- The Washington Times - Thursday, August 16, 2001

President Bush declared the District of Columbia a major disaster area today, clearing the way for thousands of property owners and renters to get federal disaster assistance for the first time ever.
"The whole ball game has changed," said Peter G. LaPorte, director of the District of Columbia Office of Emergency Management.
Heavy rains Friday through Sunday inundated the city's 130 year-old sewer system sending a foul mix of storm run-off and raw sewage churning through neighborhoods.
"We're looking at more than 3,000 homes and that will grow and as people understand the whole district can qualify and apply," Mr. LaPorte said. Since Monday, damage assessments have focused on the major property damage marked by soiled carpeting and mattresses, and sodden drywall dragged from basement apartments in several neighborhoods.
Residents are being encouraged to identify damage and take full advantage of all assistance, including grants and loans.
"Please apply, it just makes sense," said Mr. LaPorte.

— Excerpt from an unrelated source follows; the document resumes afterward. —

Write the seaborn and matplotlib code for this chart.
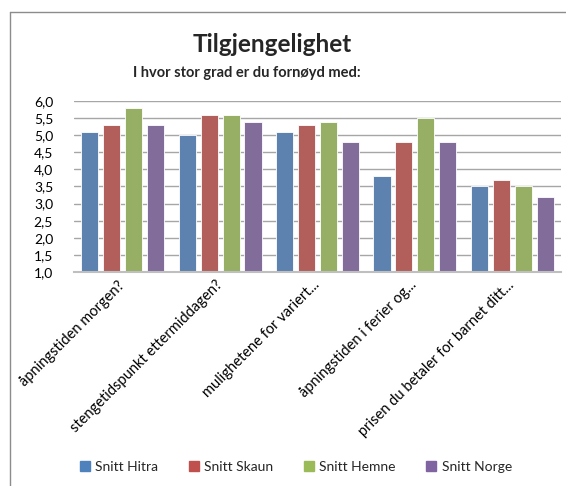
"""
Tilgjengelighet - grouped bar chart of average satisfaction per area.
"""

import matplotlib
matplotlib.use("Agg")
import matplotlib.pyplot as plt
import matplotlib.ticker as mticker
import pandas as pd
import seaborn as sns

# Data
questions = [
    "åpningstiden morgen?",
    "stengetidspunkt ettermiddagen?",
    "mulighetene for variert...",
    "åpningstiden i ferier og...",
    "prisen du betaler for barnet ditt...",
]
areas = ["Snitt Hitra", "Snitt Skaun", "Snitt Hemne", "Snitt Norge"]
hitra = [5.1, 5.0, 5.1, 3.8, 3.5]
skaun = [5.3, 5.6, 5.3, 4.8, 3.7]
hemne = [5.8, 5.6, 5.4, 5.5, 3.5]
norge = [5.3, 5.4, 4.8, 4.8, 3.2]
y_ticks = [1.0, 1.5, 2.0, 2.5, 3.0, 3.5, 4.0, 4.5, 5.0, 5.5, 6.0]

colors = ["#4F81BD", "#C0504D", "#9BBB59", "#8064A2"]

rows = []
for area, vals in zip(areas, [hitra, skaun, hemne, norge]):
    for q, v in zip(questions, vals):
        rows.append({"sporsmal": q, "snitt": v, "omrade": area})
df = pd.DataFrame(rows)

sns.set_style("white")
plt.rcParams["font.family"] = ["Lato", "DejaVu Sans"]

W, H = 566, 486
fig = plt.figure(figsize=(W / 100, H / 100), dpi=100)
ax = fig.add_axes([74 / W, 1 - 272 / H, (561 - 74) / W, (272 - 101) / H])

sns.barplot(
    data=df, x="sporsmal", y="snitt", hue="omrade",
    palette=colors, width=0.9, gap=0.22, ax=ax,
    edgecolor="white", linewidth=0.6, legend=False,
)

ax.set_ylim(1.0, 6.0)
ax.set_yticks(y_ticks)
ax.yaxis.set_major_formatter(
    mticker.FuncFormatter(lambda v, _: f"{v:.1f}".replace(".", ","))
)
ax.yaxis.grid(True, color="#A6A6A6", linewidth=1.0)
ax.set_axisbelow(True)
for side in ["top", "right", "left"]:
    ax.spines[side].set_visible(False)
ax.spines["bottom"].set_color("#BFBFBF")
ax.spines["bottom"].set_linewidth(1.5)
ax.tick_params(axis="both", length=0, colors="black")
ax.tick_params(axis="y", pad=15, labelsize=10)
ax.tick_params(axis="x", pad=8, labelsize=10.5)
ax.set_xlabel("")
ax.set_ylabel("")
plt.setp(ax.get_xticklabels(), rotation=45, ha="right", va="center",
         rotation_mode="anchor")

# Titles
fig.text(272 / W, 1 - 45 / H, "Tilgjengelighet", ha="center", va="center",
         fontsize=17.5, fontweight="bold")
fig.text(247 / W, 1 - 73 / H, "I hvor stor grad er du fornøyd med:",
         ha="center", va="center", fontsize=10.5, fontweight="bold")

# Legend
handles = [plt.Rectangle((0, 0), 1, 1, color=c) for c in colors]
fig.legend(handles, areas, loc="center", ncol=4, frameon=False,
           bbox_to_anchor=(296 / W, 1 - 467 / H), fontsize=10,
           handlelength=0.7, handleheight=0.7, handletextpad=0.4,
           columnspacing=2.2)

# Chart frame (left and top edges are visible in the reference)
fig.add_artist(plt.Line2D([10 / W, 10 / W], [0, 1 - 12 / H],
                          transform=fig.transFigure, color="#8C8C8C", lw=1))
fig.add_artist(plt.Line2D([10 / W, 1], [1 - 12 / H, 1 - 12 / H],
                          transform=fig.transFigure, color="#8C8C8C", lw=1))

fig.savefig("out.png", dpi=100)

Although the city has received disaster assistance twice since 1999, the aid has been limited to repairing damage to public facilities including roads, bridges, and schools.
Federal Emergency Management Agency officials began their assessment Tuesday with a look at a sample of 320 damaged homes spread throughout the city. FEMA director Joe M. Allbaugh said people could begin filing for assistance Friday morning, and inspectors will come out to survey damage.
"We will get to it in due order," Mr. Allbaugh said, adding that assistance could include temporary housing while homes are cleaned and repaired.
FEMA will make income-based grants of up to $13,900 to cover uninsured losses. The Small Business Administration will also provide low interest loans of up to $200,000 to cover housing losses and $40,000 for other personal property. Small businesses can borrow $1.5 million to cover uninsured losses.
Within an hour of the issuance of the disaster declaration, city agencies joined the Red Cross in opening a flood relief headquarters in the basement of a church 18 blocks northwest of the Capitol.
Flood victims were encouraged to visit the facility to obtain damage claim forms or pick up food, cleaning supplies and replace clothing lost or damaged in the flooding.
District firefighters cruised neighborhoods late Thursday to identify unreported damage and distribute flyers outlining the scope of available public assistance.